Print only the lines from the top of the data through the line with "route5_codes = [M, L, C, C, C, L, C, C, C, L]", both included, skipping every picture.
-- -- --
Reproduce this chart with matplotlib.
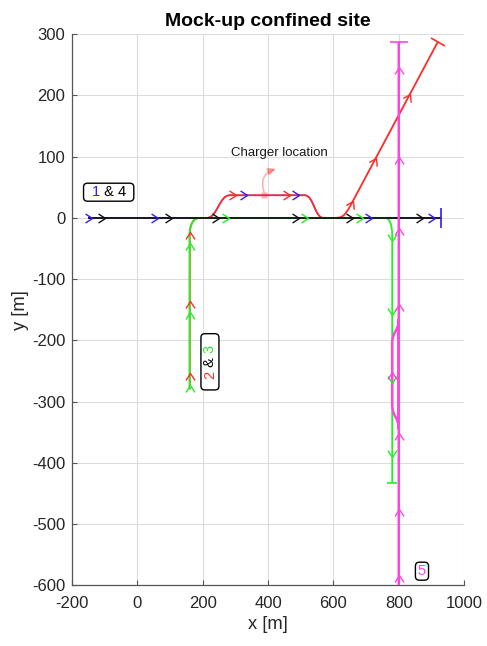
import numpy as np
import matplotlib
matplotlib.use('Agg')
import matplotlib.pyplot as plt
from matplotlib.path import Path
from matplotlib.patches import PathPatch, FancyBboxPatch
from matplotlib.markers import MarkerStyle
from matplotlib.transforms import Affine2D, Bbox, IdentityTransform

plt.rcParams['font.family'] = ['Liberation Sans', 'DejaVu Sans']
plt.rcParams['axes.unicode_minus'] = False

M, L, C = Path.MOVETO, Path.LINETO, Path.CURVE4

# route vertices (x, y in m) and path codes; C = cubic bezier control/end points
route1_xy = [(-150, 0), (212, 0), (245, 0), (250, 37), (283, 37), (512, 37),
             (540, 37), (542, 0), (570, 0), (930, 0)]
route1_codes = [M, L, C, C, C, L, C, C, C, L]

route2_xy = [(160, -280), (160, -28), (160, -10), (172, 0), (190, 0), (212, 0),
             (245, 0), (250, 37), (283, 37), (512, 37), (540, 37), (542, 0),
             (570, 0), (598, 0), (625, 0), (632, 0), (655, 23), (919, 287)]
route2_codes = [M, L, C, C, C, L, C, C, C, L, C, C, C, L, C, C, C, L]

route3_xy = [(160, -280), (160, -28), (160, -10), (172, 0), (190, 0), (757, 0),
             (772, 0), (780, -10), (780, -30), (780, -433)]
route3_codes = [M, L, C, C, C, L, C, C, C, L]

route4_xy = [(-150, 0), (930, 0)]
route4_codes = [M, L]

route5_xy = [(800, -600), (800, -165), (800, -185), (780, -185), (780, -205),
             (780, -305), (780, -325), (800, -325), (800, -345), (800, 287)]
route5_codes = [M, L, C, C, C, L, C, C, C, L]

# direction arrows: x, y, heading in degrees (data frame)
route1_arrows = [(-140, 0, 0), (63, 0, 0), (335, 37, 0), (494, 37, 0),
                 (717, 0, 0), (910, 0, 0)]
route2_arrows = [(160, -254, 90), (160, -135, 90), (160, -23, 90),
                 (303, 37, 0), (467, 37, 0),
                 (660, 28, 45), (730, 98, 45), (834, 202, 45)]
route3_arrows = [(160, -273, 90), (160, -154, 90), (160, -41, 90),
                 (280, 0, 0), (522, 0, 0), (690, 0, 0),
                 (780, -37, -90), (780, -159, -90), (780, -270, -90), (780, -391, -90)]
route4_arrows = [(-99, 0, 0), (105, 0, 0), (250, 0, 0), (494, 0, 0),
                 (659, 0, 0), (873, 0, 0)]
route5_arrows = [(800, -584, 90), (800, -475, 90), (800, -352, 90), (780, -252, 90),
                 (800, -140, 90), (800, -17, 90), (800, 100, 90), (800, 247, 90)]

charger_xy = (388, 38)
charger_label_xy = (436, 106)
charger_arrow_tip = (424, 80)

BLUE, RED, GREEN, BLACK, MAGENTA = '#3319ff', '#ff2a2a', '#22f022', '#111111', '#ff45e0'

fig = plt.figure(figsize=(4.87, 6.46), dpi=100)
ax = fig.add_axes([0.148, 0.094, 0.805, 0.853])
ax.set_xlim(-200, 1000)
ax.set_ylim(-600, 300)
ax.set_xticks(np.arange(-200, 1001, 200))
ax.set_yticks(np.arange(-600, 301, 100))
ax.grid(True, color='#dcdcdc', lw=0.8)
ax.set_axisbelow(True)
for s in ('top', 'right'):
    ax.spines[s].set_visible(False)
for s in ('left', 'bottom'):
    ax.spines[s].set_color('#555555')
    ax.spines[s].set_linewidth(0.9)
ax.tick_params(direction='in', length=3.5, width=0.8, color='#555555',
               labelsize=12, labelcolor='#262626')
ax.tick_params(axis='x', pad=8)
ax.tick_params(axis='y', pad=5)
ax.set_xlabel('x [m]', fontsize=13.2, color='#262626', labelpad=3)
ax.set_ylabel('y [m]', fontsize=13.2, color='#262626', labelpad=2)
ax.set_title('Mock-up confined site', fontsize=14, fontweight='bold', pad=6)

chevron = Path([(-1, 0.65), (0, 0), (-1, -0.65)], [M, L, L])


def display_angle(p0, p1):
    d = ax.transData.transform([p0, p1])
    return np.degrees(np.arctan2(d[1, 1] - d[0, 1], d[1, 0] - d[0, 0]))


# (vertices, codes, arrows, colour, line width, end bar size, zorder)
routes = [
    (route1_xy, route1_codes, route1_arrows, BLUE, 0.9, 14, 2),
    (route2_xy, route2_codes, route2_arrows, RED, 1.3, 12, 3),
    (route3_xy, route3_codes, route3_arrows, GREEN, 1.3, 6.5, 4),
    (route4_xy, route4_codes, route4_arrows, BLACK, 1.3, 0, 5),
    (route5_xy, route5_codes, route5_arrows, MAGENTA, 1.8, 13, 6),
]

for xy, codes, arrows, color, lw, bar, z in routes:
    ax.add_patch(PathPatch(Path(xy, codes), fill=False, ec=color, lw=lw, zorder=z,
                           capstyle='butt'))
    if bar:
        # end-of-route bar, perpendicular to the last segment
        ang = display_angle(xy[-2], xy[-1])
        ax.plot(*xy[-1], ls='none', color=color, ms=bar, mew=1.2, zorder=7,
                marker=MarkerStyle('_', transform=Affine2D().rotate_deg(ang + 90)))

for xy, codes, arrows, color, lw, bar, z in routes:
    for x, y, h in arrows:
        hr = np.deg2rad(h)
        ang = display_angle((x, y), (x + np.cos(hr), y + np.sin(hr)))
        ax.plot(x, y, ls='none', color=color, ms=10, mew=1.0, zorder=8,
                marker=MarkerStyle(chevron, fillstyle='none',
                                   transform=Affine2D().rotate_deg(ang)))

# charger
ax.plot(*charger_xy, 's', ms=5, color=RED, alpha=0.35, mec='none', zorder=7)
ax.annotate('', xy=charger_arrow_tip, xytext=(charger_xy[0], charger_xy[1] + 4),
            arrowprops=dict(arrowstyle='-|>,head_length=0.45,head_width=0.22',
                            color=RED, alpha=0.35, lw=1.2, shrinkA=0, shrinkB=0,
                            connectionstyle='arc3,rad=-0.5'), zorder=7)
ax.text(*charger_label_xy, 'Charger location', fontsize=9.5, ha='center',
        va='center', color='#1a1a1a')


def route_tag(x, y, parts, rotation=0, padx=8, pady=2):
    pieces = []
    prev = None
    for t, c in parts:
        if prev is None:
            prev = ax.annotate(t, xy=(x, y), xytext=(0, 0), textcoords='offset points',
                               ha='left', va='bottom', rotation=rotation,
                               fontsize=10.5, color=c, zorder=11)
        else:
            anchor = (1, 0) if rotation == 0 else (0, 1)
            prev = ax.annotate(t, xy=anchor, xycoords=prev, ha='left', va='bottom',
                               rotation=rotation, fontsize=10.5, color=c, zorder=11)
        pieces.append(prev)
    return (x, y), pieces, padx, pady, rotation


tags = [
    route_tag(-88, 42, [('1', BLUE), (' & 4', 'k')]),
    route_tag(222, -235, [('2', RED), (' & ', 'k'), ('3', GREEN)], rotation=90, padx=11),
    route_tag(871, -577, [('5', MAGENTA)], padx=2.5),
]

# centre each tag on its anchor, then frame it from the rendered text
fig.canvas.draw()
renderer = fig.canvas.get_renderer()
k = 72.0 / fig.dpi
for (x, y), pieces, padx, pady, rot in tags:
    bb = Bbox.union([p.get_window_extent(renderer) for p in pieces])
    cx, cy = ax.transData.transform((x, y))
    dx, dy = cx - (bb.x0 + bb.x1) / 2, cy - (bb.y0 + bb.y1) / 2
    pieces[0].xyann = (dx * k, dy * k)
    px, py = (padx, pady) if rot == 0 else (pady, padx)
    ax.add_patch(FancyBboxPatch((bb.x0 + dx - px, bb.y0 + dy - py),
                                bb.width + 2 * px, bb.height + 2 * py,
                                boxstyle='round,pad=0,rounding_size=4',
                                transform=IdentityTransform(), fc='white',
                                ec='black', lw=1.0, zorder=9))

fig.savefig('out.png', dpi=100)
-- -- --
▸ Solution to this exercise
Reproduce this chart with matplotlib.
import numpy as np
import matplotlib
matplotlib.use('Agg')
import matplotlib.pyplot as plt
from matplotlib.path import Path
from matplotlib.patches import PathPatch, FancyBboxPatch
from matplotlib.markers import MarkerStyle
from matplotlib.transforms import Affine2D, Bbox, IdentityTransform

plt.rcParams['font.family'] = ['Liberation Sans', 'DejaVu Sans']
plt.rcParams['axes.unicode_minus'] = False

M, L, C = Path.MOVETO, Path.LINETO, Path.CURVE4

# route vertices (x, y in m) and path codes; C = cubic bezier control/end points
route1_xy = [(-150, 0), (212, 0), (245, 0), (250, 37), (283, 37), (512, 37),
             (540, 37), (542, 0), (570, 0), (930, 0)]
route1_codes = [M, L, C, C, C, L, C, C, C, L]

route2_xy = [(160, -280), (160, -28), (160, -10), (172, 0), (190, 0), (212, 0),
             (245, 0), (250, 37), (283, 37), (512, 37), (540, 37), (542, 0),
             (570, 0), (598, 0), (625, 0), (632, 0), (655, 23), (919, 287)]
route2_codes = [M, L, C, C, C, L, C, C, C, L, C, C, C, L, C, C, C, L]

route3_xy = [(160, -280), (160, -28), (160, -10), (172, 0), (190, 0), (757, 0),
             (772, 0), (780, -10), (780, -30), (780, -433)]
route3_codes = [M, L, C, C, C, L, C, C, C, L]

route4_xy = [(-150, 0), (930, 0)]
route4_codes = [M, L]

route5_xy = [(800, -600), (800, -165), (800, -185), (780, -185), (780, -205),
             (780, -305), (780, -325), (800, -325), (800, -345), (800, 287)]
route5_codes = [M, L, C, C, C, L, C, C, C, L]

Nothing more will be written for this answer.